Armed only with a brush and some doggie treats, a long-time fan of dog performance events stumbles into the world of competitive conformation showing. What was I thinking?!
Saturday, June 30, 2012
Newbie Q&A: Entering the Classes
Q: Which class is the best one to enter?
A: It depends. Remember that Winners Dog (or Winners Bitch, if you have a girlie) is the place where you want to be. That's where the points are awarded. To get there, you have to get first place in your class.
When you enter a show, your objective is to find the class that gets your dog to Winners.
That might sound simple, but there are lots of factors to consider. First, you have to make sure you're entering a class for which your dog is actually eligible. Next, you have to consider classes where other dogs are also contending for the coveted first place. In addition, you need to think about which class might be the one from which the judge will pick Winners Dog/Bitch.
If your dog is younger, there's a lot to be said for entering in the age-appropriate classes (for example, 6-9 Month Puppy). Your dog would be competing against other dogs his own age, instead of against more mature dogs who have already gone through their awkward puppy growth stages. Most judges will cut some slack for the younger puppies who might have less ring experience, too — and above all, you want your dog's ring experiences to be positive ones.
All class dogs may enter the Open class — which is both good and bad news. You'll probably have to defeat more dogs in the Open class to finish first, but many judges like to pick Winners from the Open class. Remember, getting to Winners is key, but what you really want is to be picked as Winners Dog (or Winners Bitch). The Open class might have the most competition, but it's also the class you might want to enter if you want to get Winners Dog/Bitch.
On the other hand, many other judges like to pick Winners from the Bred By Exhibitor class, but if you're not one of your dog's breeders, you can't enter that class.
You might try some of the less popular classes, such as American Bred (assuming your dog was born in the USA). Even if you're the only person in that class, a first place there is still your ticket to competing for Winners.

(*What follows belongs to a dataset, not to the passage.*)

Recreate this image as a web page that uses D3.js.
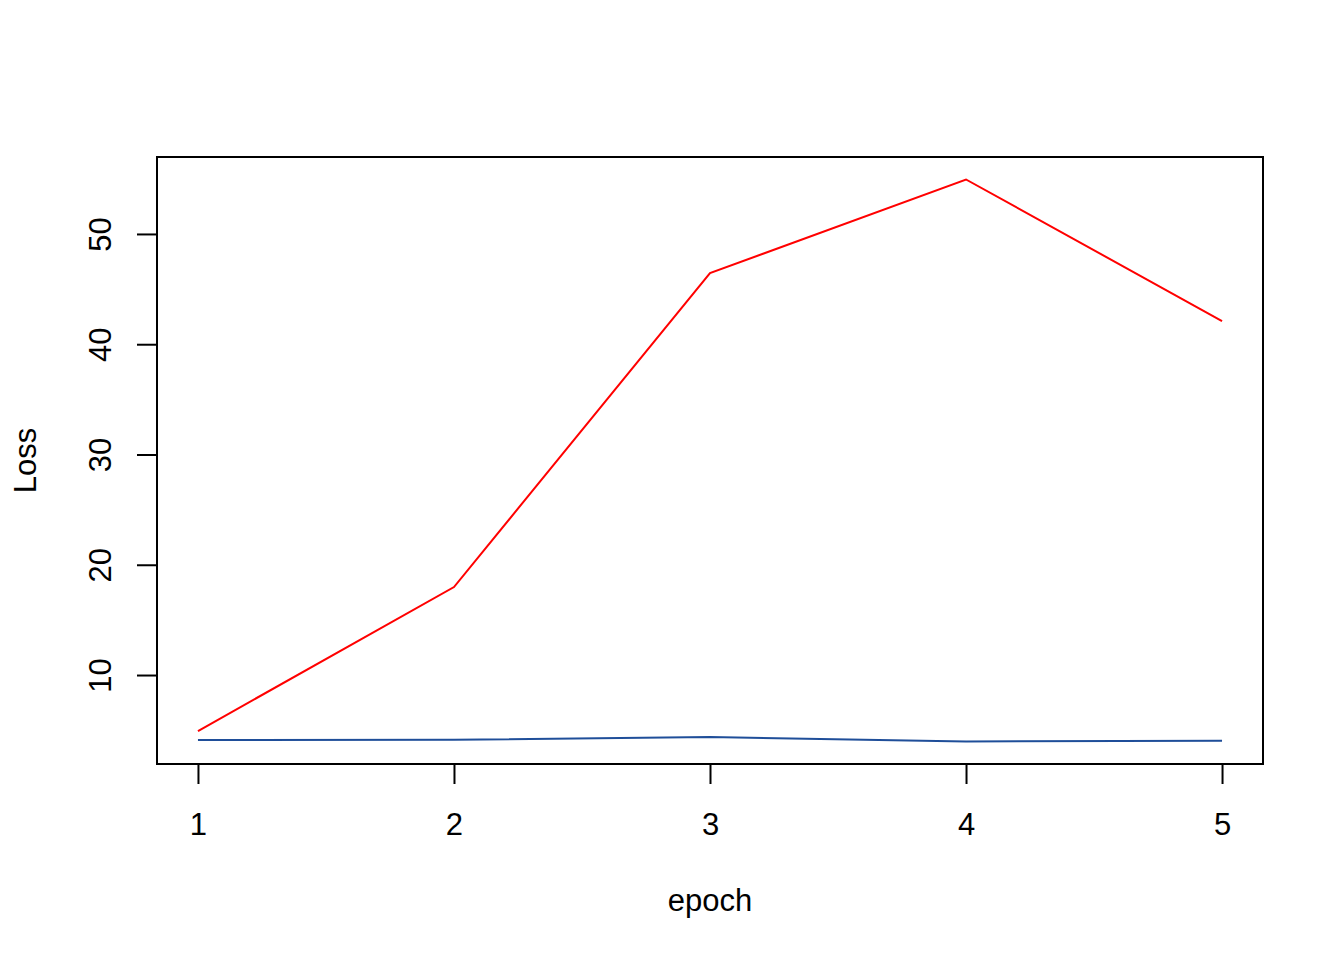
<!DOCTYPE html>
<html><head><meta charset="utf-8">
<script src="https://cdn.jsdelivr.net/npm/d3@7"></script>
<style>body{margin:0;background:#fff}text{font-family:"Liberation Sans",Arial,sans-serif;fill:#000}</style>
</head><body><svg id="c" width="1344" height="960"></svg>
<script>
const epochs = [1, 2, 3, 4, 5];
const redLoss = [4.92, 17.98, 46.45, 54.94, 42.1];
const blueLoss = [4.1, 4.12, 4.38, 3.97, 4.05];
const xTicks = [1, 2, 3, 4, 5];
const yTicks = [10, 20, 30, 40, 50];

const svg = d3.select("#c");
const L = 157, R = 1263, T = 157, B = 764;
const FS = 31;
const xr = d3.extent(epochs), xe = (xr[1]-xr[0])*0.04;
const all = redLoss.concat(blueLoss);
const yr = d3.extent(all), ye = (yr[1]-yr[0])*0.04;
const x = d3.scaleLinear().domain([xr[0]-xe, xr[1]+xe]).range([L, R]);
const y = d3.scaleLinear().domain([yr[0]-ye, yr[1]+ye]).range([B, T]);

const line = d3.line().x((d,i)=>x(epochs[i])).y(d=>y(d));
svg.append("path").datum(redLoss).attr("d", line).attr("fill","none").attr("stroke","#ff0000").attr("stroke-width",2);
svg.append("path").datum(blueLoss).attr("d", line).attr("fill","none").attr("stroke","#1f4e99").attr("stroke-width",2);

svg.append("rect").attr("x",L).attr("y",T).attr("width",R-L).attr("height",B-T).attr("fill","none").attr("stroke","#000").attr("stroke-width",2);

const xa = svg.append("g").attr("transform",`translate(0,${B})`)
  .call(d3.axisBottom(x).tickValues(xTicks).tickSize(20).tickFormat(d3.format("d")));
xa.select(".domain").attr("d",`M${x(xTicks[0])},0H${x(xTicks[xTicks.length-1])}`).attr("stroke-width",2);
xa.selectAll(".tick line").attr("stroke-width",2);
xa.selectAll("text").attr("font-size",FS).style("font-family","Liberation Sans, Arial, sans-serif")
  .attr("y",71).attr("dy",null);

const ya = svg.append("g").attr("transform",`translate(${L},0)`)
  .call(d3.axisLeft(y).tickValues(yTicks).tickSize(20).tickFormat(d3.format("d")));
ya.select(".domain").attr("d",`M0,${y(yTicks[0])}V${y(yTicks[yTicks.length-1])}`).attr("stroke-width",2);
ya.selectAll(".tick line").attr("stroke-width",2);
ya.selectAll("text").attr("font-size",FS).style("font-family","Liberation Sans, Arial, sans-serif")
  .attr("x",null).attr("dy",null).attr("text-anchor","middle")
  .attr("transform","translate(-46,0) rotate(-90)").attr("y",0);

svg.append("text").attr("x",(L+R)/2).attr("y",911).attr("text-anchor","middle").attr("font-size",FS).text("epoch");
svg.append("text").attr("transform",`translate(36,${(T+B)/2}) rotate(-90)`).attr("text-anchor","middle").attr("font-size",FS).text("Loss");
</script></body></html>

How about Amateur Owner-Handler? If you're not a professional, you may enter this class with any eligible dog, from puppy to adult. Some people feel that the AOH class is a good place for non-professionals to compete against other non-professionals, and that it's good experience. If no one else enters that class, you finish first and — guess what? — you get to compete in Winners. Other folks feel that simply entering this class is equivalent to hanging a huge sign around your neck that says I DON'T KNOW WHAT I'M DOING. Remember that the comfort of being in AOH is short-lived; after your 2 minutes are up, you'll have to face experienced owner-handlers and professionals in Winners anyway.
Entering a dog show is a big guessing game. You will not know for certain who else has entered the show until entries close and the numbers are added up. In addition, you won't know who the competition is — or how many points will be awarded to the Winners Dog/Bitch — unless everyone counted in the entry breakdown shows up on the day of the show.
What can you do? Just take all the information available, think about it, and do your best. That's all you can do, and you can't be faulted for trying.